Basic concepts

In SciPipe, we are discussing a few concepts all the time, so to make sure we are on the same page, we will below go through the basic ones briefly.

Processes

The probably most basic concept in SciPipe is the process. A process is an asynchronously running component that is typically defined as a static, "long-running" part of the workflow, and the number of processes thus is typically fixed for a workflow during its execution.

One can create customized types of processes, but for most basic workflows, the scipipe.SciProcess will be used, which is specialized for executing commandline applications. New SciProcess-es are typically created using the scipipe.NewProc(procName, shellPattern) command.

Tasks

The "long-running" processes mentioned above, will receive input files on its in-ports, and for each complete set of input files it receives, it will create a new task. Specifically, scipipe.SciProcess will create scipipe.SciTask objects, and populate it with all data needed for one particular shell command execution. SciTask objects are executed via their Execute() method, or CustomExecute(), if custom Go code is supposed to be executed instead of a shell command.

The distinction between processes and tasks is important to understand, for example when doing more advanced configuration of file naming strategies, since the custom anonymous functions used to format paths are taking a SciTask as input, even though these functions are saved on the process object.

To understand the difference between processes and tasks, it is helpful to remember that processes are long-running, and typically fixed during the course of a workflow, while tasks are transient objects, created temporarily as a container for all data and code needed for each execution of a concrete shell command.

Ports

Central to the way data dependencies are defined in SciPipe, is ports.

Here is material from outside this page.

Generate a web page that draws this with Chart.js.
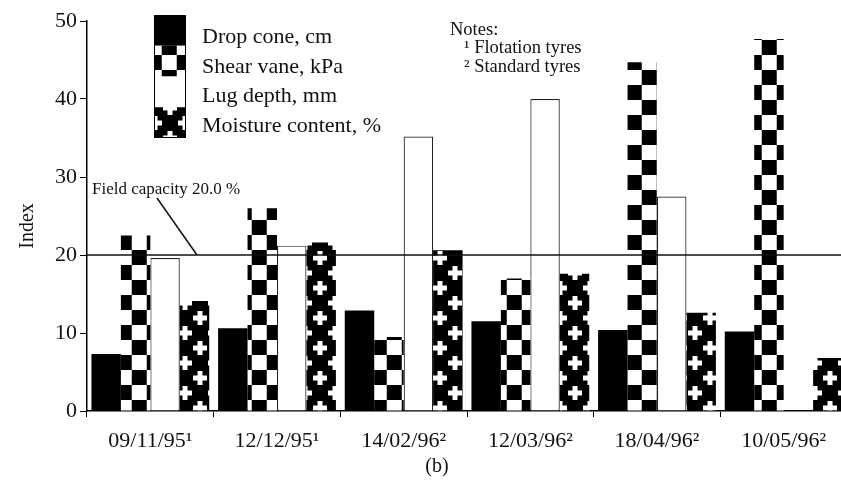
<!DOCTYPE html>
<html><head><meta charset="utf-8">
<script src="https://cdn.jsdelivr.net/npm/chart.js@4/dist/chart.umd.min.js"></script>
<style>
html,body{margin:0;padding:0;background:#fff;overflow:hidden;}
#wrap{position:relative;width:850px;height:480px;}
canvas{display:block;}
</style></head><body>
<div id="wrap"><canvas id="c" width="850" height="480"></canvas></div>
<script>
// ---- data ----
const categories = ['09/11/95¹','12/12/95¹','14/02/96²','12/03/96²','18/04/96²','10/05/96²'];
const dropCone  = [7.3, 10.6, 12.9, 11.5, 10.4, 10.2];
const shearVane = [22.5, 26.0, 9.5, 17.0, 44.7, 47.7];
const lugDepth  = [19.6, 21.2, 35.2, 40.0, 27.5, null];
const moisture  = [14.1, 21.6, 20.6, 17.6, 12.6, 6.8];
const seriesNames = ['Drop cone, cm','Shear vane, kPa','Lug depth, mm','Moisture content, %'];
const yTicks = [0,10,20,30,40,50];
const fieldCapacity = 20.0;
const fieldLabel = 'Field capacity 20.0 %';
const notesLines = ['Notes:','¹ Flotation tyres','² Standard tyres'];
const yTitle = 'Index';
const subLabel = '(b)';

// ---- patterns ----
const SERIF = "'Liberation Serif','Times New Roman',serif";
const INK = '#111';
function makeChecker(){
  const c=document.createElement('canvas'); c.width=30; c.height=30;
  const g=c.getContext('2d');
  g.fillStyle='#fff'; g.fillRect(0,0,30,30);
  g.fillStyle='#000'; g.fillRect(0,0,15,15); g.fillRect(15,15,15,15);
  return c;
}
function makePlus(){
  const c=document.createElement('canvas'); c.width=30; c.height=30;
  const g=c.getContext('2d');
  g.fillStyle='#000'; g.fillRect(0,0,30,30);
  g.fillStyle='#fff';
  const pts=[[15,15],[0,0],[30,0],[0,30],[30,30]];
  for(const [x,y] of pts){
    g.fillRect(x-7,y-2.5,14,5);
    g.fillRect(x-2.5,y-7,5,14);
  }
  return c;
}
const ctx=document.getElementById('c').getContext('2d');
const checker=ctx.createPattern(makeChecker(),'repeat');
const plus=ctx.createPattern(makePlus(),'repeat');
try{ checker.setTransform(new DOMMatrix().translate(11.7,10)); plus.setTransform(new DOMMatrix().translate(5,3)); }catch(e){}
const fills=['#000',checker,'#fff',plus];

const overlay={
  id:'overlay',
  afterDatasetsDraw(chart){
    const g=chart.ctx, a=chart.chartArea, y=chart.scales.y;
    const yf=y.getPixelForValue(fieldCapacity);
    g.save();
    // field capacity line
    g.strokeStyle=INK; g.lineWidth=1.5;
    g.beginPath(); g.moveTo(a.left,yf); g.lineTo(a.right,yf); g.stroke();
    g.beginPath(); g.moveTo(157,198); g.lineTo(197,yf); g.stroke();
    g.fillStyle=INK; g.font='17px '+SERIF; g.textBaseline='alphabetic'; g.textAlign='left';
    g.fillText(fieldLabel,92,194);
    // legend
    const lx=154, lw=32, ly=15, lh=30.75;
    for(let i=0;i<4;i++){
      g.fillStyle=fills[i];
      g.fillRect(lx,ly+lh*i,lw,lh);
    }
    g.strokeStyle='#000'; g.lineWidth=1;
    g.strokeRect(lx+0.5,ly+0.5,lw-1,lh*4-1);
    g.fillStyle=INK; g.font='22px '+SERIF;
    const base=[43,72.5,102,131.5];
    for(let i=0;i<4;i++) g.fillText(seriesNames[i],202,base[i]);
    // notes
    g.font='18.5px '+SERIF;
    g.fillText(notesLines[0],450,35);
    g.fillText(notesLines[1],464,53);
    g.fillText(notesLines[2],464,72);
    // y title
    g.font='20px '+SERIF; g.textAlign='center';
    g.save(); g.translate(33,226); g.rotate(-Math.PI/2); g.fillText(yTitle,0,0); g.restore();
    // sub label
    g.fillText(subLabel,437,472);
    g.restore();
  }
};

new Chart(ctx,{
  type:'bar',
  data:{labels:categories,datasets:[
    {label:seriesNames[0],data:dropCone,backgroundColor:fills[0],borderWidth:0},
    {label:seriesNames[1],data:shearVane,backgroundColor:fills[1],borderWidth:0},
    {label:seriesNames[2],data:lugDepth,backgroundColor:fills[2],borderColor:'#222',
      borderWidth:(c)=> (c.raw==null ? 0 : 1.2)},
    {label:seriesNames[3],data:moisture,backgroundColor:fills[3],borderWidth:0}
  ]},
  options:{
    responsive:false, animation:false, devicePixelRatio:1,
    layout:{padding:{top:21,right:3,left:0,bottom:0}},
    plugins:{legend:{display:false},tooltip:{enabled:false}},
    datasets:{bar:{categoryPercentage:0.93,barPercentage:1.0}},
    scales:{
      x:{
        grid:{display:true,drawOnChartArea:false,drawTicks:true,tickLength:6,color:'#000',offset:true},
        border:{display:true,color:'#000',width:1.5},
        ticks:{font:{family:SERIF,size:22},color:INK,padding:11,maxRotation:0,autoSkip:false},
        afterFit(s){s.height=69;}
      },
      y:{
        min:0,max:50,
        afterBuildTicks(s){s.ticks=yTicks.map(v=>({value:v}));},
        grid:{drawOnChartArea:false,tickLength:7,color:'#000'},
        border:{display:true,color:'#000',width:1.5},
        ticks:{font:{family:SERIF,size:22},color:INK,padding:3},
        afterFit(s){s.width=87;}
      }
    }
  },
  plugins:[overlay]
});
</script>
</body></html>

Ports are fields on processes, which are connected to other ports via channels (see separate section on this page).

In SciPipe, each port must have a unique name within its process (there can't be an in-port and out-port named the same), and this name will be used in shell command patterns, when connecting dependencies / dataflow networks, and when configuring file naming strategies.

In SciProcess objects, in-ports are are accessed with myProcess.In("my_port"), and out-ports are similarly accessed with myProcess.Out("my_other_port"). Both are of type FilePort.

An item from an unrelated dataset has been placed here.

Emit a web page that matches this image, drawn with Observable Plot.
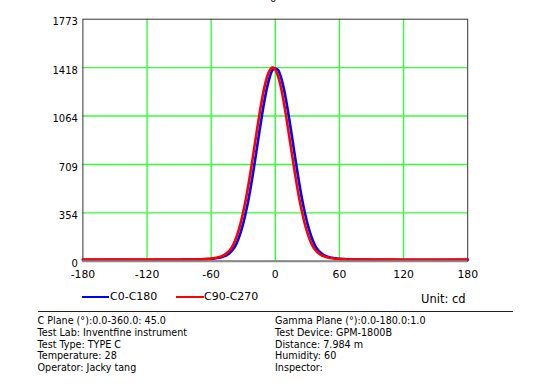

Some pre-made components might have ports bound to custom field names though, such as myFastaReader.InFastaFile, or myZipComponent.OutZipFile.

Port objects have some methods bound to them, most importantly the Connect() method, which takes another port, and connects to it, by stitching a channel between the ports.

On SciProcess objects, there is also a third port type, ParamPorts, which is used when it is needed to send a stream of parameter values (in string format) to be supplied to as arguments to shell commands.

Channels

Ports in SciPipe are connected via channels. Channels are plain Go channels and nothing more. Most of the time, one will not need to deal with the channels directly though, since the port objects (see separate section for ports) have all the logic to connect to other ports via channels, but it can be good to know that they are there, in case you need to do something more advanced.

Workflow

The Workflow is a special object in SciPipe, that just takes care of running a set of components making up a workflow.

There is not much to say about the workflow component, other than that it is created with scipipe.NewWorkflow(workflowName, maxConcurrentTasks), that all processes need to be added to it with wf.AddProc(proc) while the "last", or "driving" process needs to be specified with wf.SetDriver(driverProcess), and that it should be run with wf.Run(). But this is already covered in the other examples and tutorials.

Shell command pattern

The SciProcess has the speciality that it can be configured using a special shell command pattern, supplied to the NewProc() factory function. It is already explained in the section "writing workflows", but in brief, it is a normal shell command, with placeholders for in-ports, out-ports and parameter ports, on the form {i:inportname}, {o:outportname}, and {p:paramportname}, respectively.